Nearly half of Generation Z adults lack emergency funds and many are developing concerning financial habits, according to new research from financial literacy platform Frich. The company’s analysis of one million users reveals a generation struggling with financial planning amid economic uncertainty.
The anonymous data study found that 47% of Gen Z don’t maintain any emergency savings, while only 29% are actively building such funds. Those who do save typically fall 80% short of recommended amounts, with average emergency funds of just $6,820.
“Gen Z is still unprepared for emergencies and extreme situations, despite the frequency of such events over the past year,” said Aleksandra Medina, Frich co-founder and Chief Product Officer. “Rising inflation, a difficult job market, and a persistent housing crisis have created an environment where young people struggle to prioritize savings.”
The research identified a concerning trend dubbed “doomspending” — reckless spending driven by pessimism about the future. This fatalistic view leads many young adults to max out credit cards and prioritize immediate gratification over long-term financial security. About 44% of Gen Z respondents reported maxing out a credit card at least once.
Despite these troubling patterns, the generation maintains specific financial goals. When asked what they’re saving for, 21% cited homeownership, 17% mentioned vehicles, and 13% prioritized education expenses.
Katrin Kaurov, CEO and co-founder of Frich, believes social media contributes significantly to these financial challenges. “We realized that Gen Z has no clue what to do with money and we’re all pretending on social media that we have our lives together, when in reality, we don’t,” she explained in a recent interview.
Financial literacy rates among Gen Z remain concerning, with studies showing they display the lowest confidence in their financial knowledge compared to other generations. This knowledge gap hampers their ability to build credit histories that will be crucial for future major purchases like homes.
When facing financial difficulties, 31% of Gen Z would ask family members for assistance, 27% would turn to friends, and 25% would take on debt. These patterns reflect both their interconnected social nature and limited financial options.

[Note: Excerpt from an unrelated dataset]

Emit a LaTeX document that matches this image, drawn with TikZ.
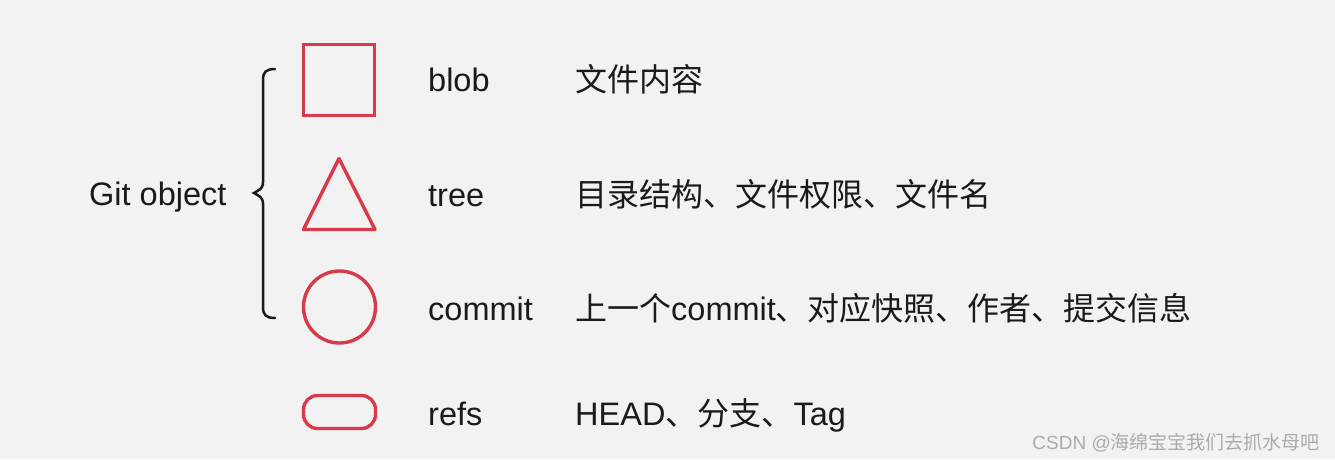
\documentclass[tikz,border=0pt]{standalone}
\usepackage{fontspec}
\setmainfont{Liberation Sans}
\newfontfamily\cjk{Noto Sans CJK SC}
\definecolor{objred}{HTML}{D63A4B}
\definecolor{bggray}{HTML}{F2F2F2}
\definecolor{inkblack}{HTML}{1A1A1A}
\definecolor{markgray}{HTML}{ABABAB}

\begin{document}
\begin{tikzpicture}[x=1pt,y=-1pt]
    \tikzstyle{objshape}=[draw=objred,line width=3.4pt,fill=none,inner sep=0pt]
    \tikzstyle{word}=[anchor=base west,text=inkblack,inner sep=0pt,font=\fontsize{32.5}{38}\selectfont]
    \tikzstyle{cjkword}=[word,font=\fontsize{32}{38}\selectfont\cjk]
    \fill[bggray] (0,0) rectangle (1335,459);
    \useasboundingbox (0,0) rectangle (1335,459);

    % the four kinds of object
    \node[objshape,minimum size=71pt] (blob-box) at (339,80) {};
    \draw[objred,line width=3.4pt,line join=round]
        (339,158.5) coordinate (tree-top) -- (375,229.5) -- (303.5,229.5) -- cycle;
    \node[objshape,circle,minimum size=72pt] (commit-ring) at (339.5,307) {};
    \node[objshape,rounded corners=14pt,minimum width=72pt,minimum height=33pt] (refs-pill) at (339.5,412) {};

    \foreach \name/\y in {blob/91, tree/206, commit/320, refs/425}
        \node[word] (\name-label) at (428,\y) {\name};

    \node[cjkword] (blob-desc) at (575,91) {文件内容};
    \node[cjkword] (tree-desc) at (575,206) {目录结构、文件权限、文件名};
    \node[word] (commit-desc) at (575,320) {{\cjk\fontsize{32}{38}\selectfont 上一个}commit{\cjk\fontsize{32}{38}\selectfont 、对应快照、作者、提交信息}};
    \node[word] (refs-desc) at (575,425) {HEAD{\cjk\fontsize{32}{38}\selectfont 、分支、}Tag};

    % brace round the three git objects
    \node[word] (git-object) at (89,205) {Git object};
    \draw[inkblack,line width=2.5pt,line cap=round]
        (275,69) .. controls (266,69) and (263,72) .. (263,80) -- (263,182)
        .. controls (263,189) and (259,190) .. (254,193)
        .. controls (259,196) and (263,197) .. (263,204) -- (263,307)
        .. controls (263,315) and (266,318) .. (275,318);

    \node[anchor=base east,text=markgray,inner sep=0pt,font=\fontsize{19}{22}\selectfont] (csdn-mark) at (1320,449)
        {CSDN @{\cjk 海绵宝宝我们去抓水母吧}};
\end{tikzpicture}
\end{document}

Financial experts suggest improving financial education could help address these issues. Currently, 84% of Gen Z express desire for greater financial literacy but find limited resources tailored to their needs and communication styles.
Frich, founded in 2021, has grown to over 100,000 users across the United States and aims to make financial topics more approachable for young adults through anonymous peer comparisons and social tools. The platform recently secured $2.8 million in funding to expand its services.
“We dream of a world where everyone can feel confident about money regardless of the school they went to or the family they grew up in,” said Medina, emphasizing the company’s mission to transform money into a topic that’s “social and empowering” rather than taboo.
As Gen Z continues to enter the workforce and gain economic influence, their financial behaviors will have increasing impact on broader economic trends. Financial institutions and educators face the challenge of helping this generation overcome current habits and develop more sustainable approaches to money management before patterns become entrenched.